Top critical review
RICK "SHAQ" GOLDSTEIN SAYS: "THESE THINGS WE DO THAT OTHERS MAY LIVE."
Reviewed in the United States 🇺🇸 on May 28, 2012
As a proud Honorably Discharged Viet Nam Era Veteran I have made it part of my adult life to read as many true war books as I can. On many... I get emotionally intertwined in the stories in many ways. Some of it is unabashed pride... some is bone shaking sorrow... some is gallows humor that only someone who had been there could understand... and much of it is anger at the way I and my compatriots were treated not only by the enemy... but by our own American citizens back home. The ever increasing *RULES OF ENGAGEMENT* that only the United States takes to such non-sensical extremes... are constantly growing and it's akin to putting shackles on our brave soldiers when our lives are on the line. And in recent years it is utterly fascinating to me how the use of the "players" on the battlefield have changed... and how the battlefield itself has changed in many ways... and yet in many ways its stayed the same.

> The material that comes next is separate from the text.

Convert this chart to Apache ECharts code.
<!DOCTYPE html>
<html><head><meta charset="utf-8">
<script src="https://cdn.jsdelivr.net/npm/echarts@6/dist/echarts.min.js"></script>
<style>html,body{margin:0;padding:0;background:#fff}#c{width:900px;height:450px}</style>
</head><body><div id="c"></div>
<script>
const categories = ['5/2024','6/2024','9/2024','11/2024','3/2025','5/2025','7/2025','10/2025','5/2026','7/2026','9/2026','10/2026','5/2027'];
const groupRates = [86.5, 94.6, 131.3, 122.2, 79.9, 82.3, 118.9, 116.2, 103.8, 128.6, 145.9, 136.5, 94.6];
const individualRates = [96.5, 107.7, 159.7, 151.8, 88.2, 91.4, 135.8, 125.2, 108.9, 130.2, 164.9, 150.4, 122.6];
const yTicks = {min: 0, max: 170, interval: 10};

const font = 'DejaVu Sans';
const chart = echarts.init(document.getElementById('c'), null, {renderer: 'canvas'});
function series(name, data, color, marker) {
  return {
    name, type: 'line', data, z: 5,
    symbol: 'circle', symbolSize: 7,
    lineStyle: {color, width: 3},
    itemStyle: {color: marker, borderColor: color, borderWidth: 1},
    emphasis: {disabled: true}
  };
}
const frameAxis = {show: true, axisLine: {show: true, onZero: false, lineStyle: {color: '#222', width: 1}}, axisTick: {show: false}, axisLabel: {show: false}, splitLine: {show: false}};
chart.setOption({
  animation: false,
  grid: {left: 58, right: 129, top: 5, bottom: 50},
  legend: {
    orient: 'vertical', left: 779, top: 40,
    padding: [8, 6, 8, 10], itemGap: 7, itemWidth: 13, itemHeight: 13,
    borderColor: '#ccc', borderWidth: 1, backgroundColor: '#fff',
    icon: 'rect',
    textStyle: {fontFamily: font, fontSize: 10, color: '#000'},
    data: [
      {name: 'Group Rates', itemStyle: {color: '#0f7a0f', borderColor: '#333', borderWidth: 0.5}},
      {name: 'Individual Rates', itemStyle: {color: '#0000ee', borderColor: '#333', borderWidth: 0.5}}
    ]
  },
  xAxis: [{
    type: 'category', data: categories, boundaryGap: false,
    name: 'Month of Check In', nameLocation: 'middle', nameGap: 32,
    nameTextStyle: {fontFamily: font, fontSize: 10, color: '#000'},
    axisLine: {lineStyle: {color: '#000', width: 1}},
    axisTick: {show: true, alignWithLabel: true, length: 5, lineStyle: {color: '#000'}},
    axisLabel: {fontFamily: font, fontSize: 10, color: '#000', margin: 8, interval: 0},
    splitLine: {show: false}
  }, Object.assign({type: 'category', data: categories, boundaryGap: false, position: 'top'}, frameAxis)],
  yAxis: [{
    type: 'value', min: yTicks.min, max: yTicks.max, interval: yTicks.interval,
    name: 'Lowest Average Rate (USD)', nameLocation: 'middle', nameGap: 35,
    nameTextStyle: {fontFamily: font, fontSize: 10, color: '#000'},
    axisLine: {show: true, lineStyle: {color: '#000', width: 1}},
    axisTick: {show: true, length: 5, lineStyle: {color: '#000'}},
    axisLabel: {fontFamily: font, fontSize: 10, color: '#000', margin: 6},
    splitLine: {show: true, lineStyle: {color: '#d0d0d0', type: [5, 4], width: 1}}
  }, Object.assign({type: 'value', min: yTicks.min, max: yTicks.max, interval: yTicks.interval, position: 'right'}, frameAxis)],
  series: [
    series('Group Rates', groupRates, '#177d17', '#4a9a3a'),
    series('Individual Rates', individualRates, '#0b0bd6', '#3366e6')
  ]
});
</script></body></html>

Author Marcus Luttrell does a fine job in this book in many areas such as describing the irritating and expanding Rules Of Engagement... but unfortunately the writing in this book drags for long periods of time. It surely doesn't measure up to his earlier fast-paced *LONE SURVIVOR*. The author's pride in America and limitless dedication and love for our country... and the hero after hero... that our Lord has blessed our country with... portrayed in this solid story... is never at issue. It's simply that the story is told in fits of peaks and extended valleys. With my personal experience and lust for literary growth in the human side of modern warfare... it's almost ridiculous how many books on this subject are constantly being published... almost like water through a burst dam. Unfortunately the percentage of these books that make a major literary impact like the aforementioned *LONE SURVIVOR* are less and less on a percentage basis.

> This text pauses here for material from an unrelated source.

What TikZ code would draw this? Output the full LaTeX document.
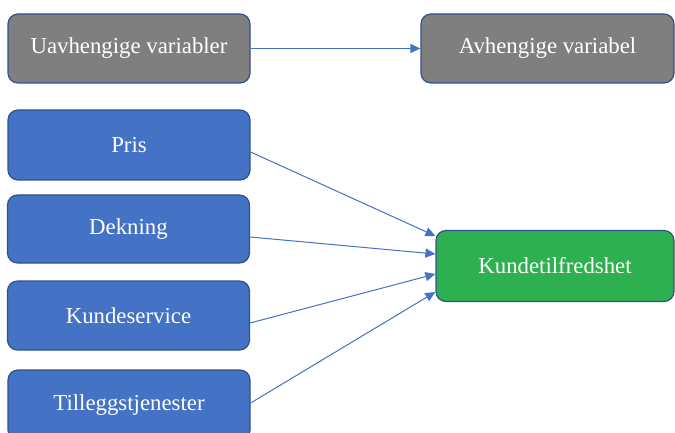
\documentclass[tikz,border=0pt]{standalone}
\usepackage{fontspec}
\setmainfont{Liberation Serif}
\usetikzlibrary{arrows.meta,positioning}
\definecolor{boxgray}{HTML}{7F7F7F}
\definecolor{boxblue}{HTML}{4472C4}
\definecolor{boxgreen}{RGB}{46,176,80}
\definecolor{edgeblue}{HTML}{2F528F}

\begin{document}
\begin{tikzpicture}[
    x=1pt, y=-1pt,
    block/.style={rectangle, draw=edgeblue, line width=1.2pt, fill=boxblue, rounded corners=10pt, minimum height=70pt, minimum width=242pt, inner sep=0pt, align=center, text=white, font=\fontsize{22.8}{27}\selectfont},
    headbox/.style={block, fill=boxgray},
    target/.style={block, fill=boxgreen},
    arrow/.style={-{Triangle[length=10pt,width=9pt]}, line width=1pt, draw=boxblue}
]
\useasboundingbox (0,0) rectangle (675,433);

% header row
\node[headbox, minimum height=69pt] (uavh) at (129,48.5) {Uavhengige variabler};
\node[headbox, minimum height=69pt, minimum width=253pt] (avh) at (547.5,48.5) {Avhengige variabel};

% independent variables
\node[block] (pris) at (129,145) {Pris};
\node[block, minimum height=68pt] (dekning) at (128.5,229) {Dekning};
\node[block, minimum height=69pt] (service) at (128.5,315.5) {Kundeservice};
\node[block] (tillegg) at (129,405) {Tilleggstjenester};

% dependent variable
\node[target, minimum width=238pt, minimum height=71pt] (kunde) at (555,266) {Kundetilfredshet};

\draw[arrow] (uavh) -- (avh);
\draw[arrow] ([yshift=-7pt]pris.east) -- ([yshift=30pt]kunde.west);
\draw[arrow] ([yshift=-8pt]dekning.east) -- ([yshift=12pt]kunde.west);
\draw[arrow] ([yshift=-7.5pt]service.east) -- ([yshift=-8pt]kunde.west);
\draw[arrow] ([yshift=2pt]tillegg.east) -- ([yshift=-26pt]kunde.west);

\end{tikzpicture}
\end{document}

There are some great quotes and analogies that really hit home to people that know... such as:
"ERNEST HEMINGWAY ONCE WROTE THAT "THERE IS NO HUNTING LIKE THE HUNTING OF MAN AND THOSE WHO HAVE HUNTED ARMED MEN LONG ENOUGH AND LIKED IT, NEVER REALLY CARE FOR ANYTHING ELSE THEREAFTER." "LET ME FLIP THAT AROUND: THERE IS, IN FACT, NO FEAR AS DEEP AS THE FEAR OF BEING HUNTED. THOSE WHO EXPERIENCE THIS FEAR FIND, LATE IN LIFE, THAT THEY NEVER HAVE REASON TO BE AFRAID OF ANYTHING ELSE."
Then there is the term: "MOGADISHU MILE"... "TO REACH THEIR TEAMMATES, THEY WOULD HAVE TO MAKE A TWO-HUNDRED-YARD DASH THROUGH HELL."

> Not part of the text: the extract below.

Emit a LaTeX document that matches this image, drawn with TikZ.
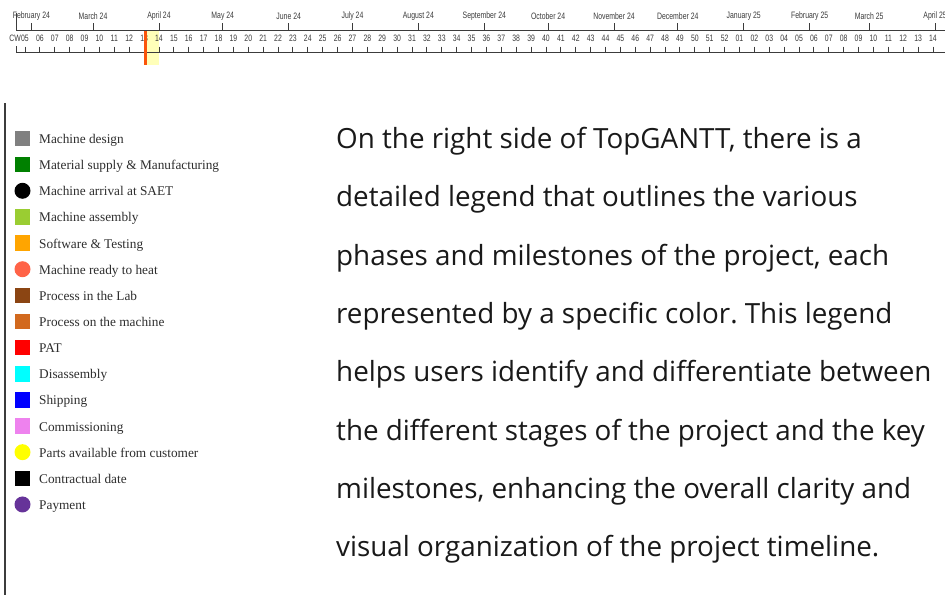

The difference between being afraid and fear... is clearly defined: "FEAR IS A FORCE THAT SHARPENS YOUR SENSES. BEING AFRAID IS A STATE OF PARALYSIS IN WHICH YOU CAN'T DO ANYTHING." And as any veteran knows all too well... the latter of these two "states" is what gets your teammates killed. As you can see there are some great true life gems in this book... but they're just way too far in between at times. On a very personal note... the best friend I had in my life was my deceased Dad... and one thing he always preached to me "IS THAT IF YOU CAN COUNT YOUR REAL FRIENDS ON ONE HAND YOU'RE TRULY A RICH MAN!...AND FAIR-WEATHER FRIENDS ARE A DIME A DOZEN... WHEN YOU'RE REALLY DOWN YOU'LL SEE WHO YOUR REAL FRIENDS ARE BECAUSE THEY'LL STICK WITH YOU!" Marcus echoes my Dad's mantra as follows: "IF YOU REALLY WANT TO KNOW IF SOMEONE IS A TRUE FRIEND, GET YOURSELF INTO A TIGHT SPOT WITH HIM OR HER; EVERYONE HAS PLENTY OF FRIENDS WHEN THINGS ARE GOOD, BUT TRUE FRIENDSHIP IS FORGED IN MOMENTS OF CHAOS. IT'S A SAD FACT, BUT IT'S THE TRUTH."
There's a lot of heartfelt "meat" in this book... but unfortunately it's surrounded by a lot of "fat" that could have been cut.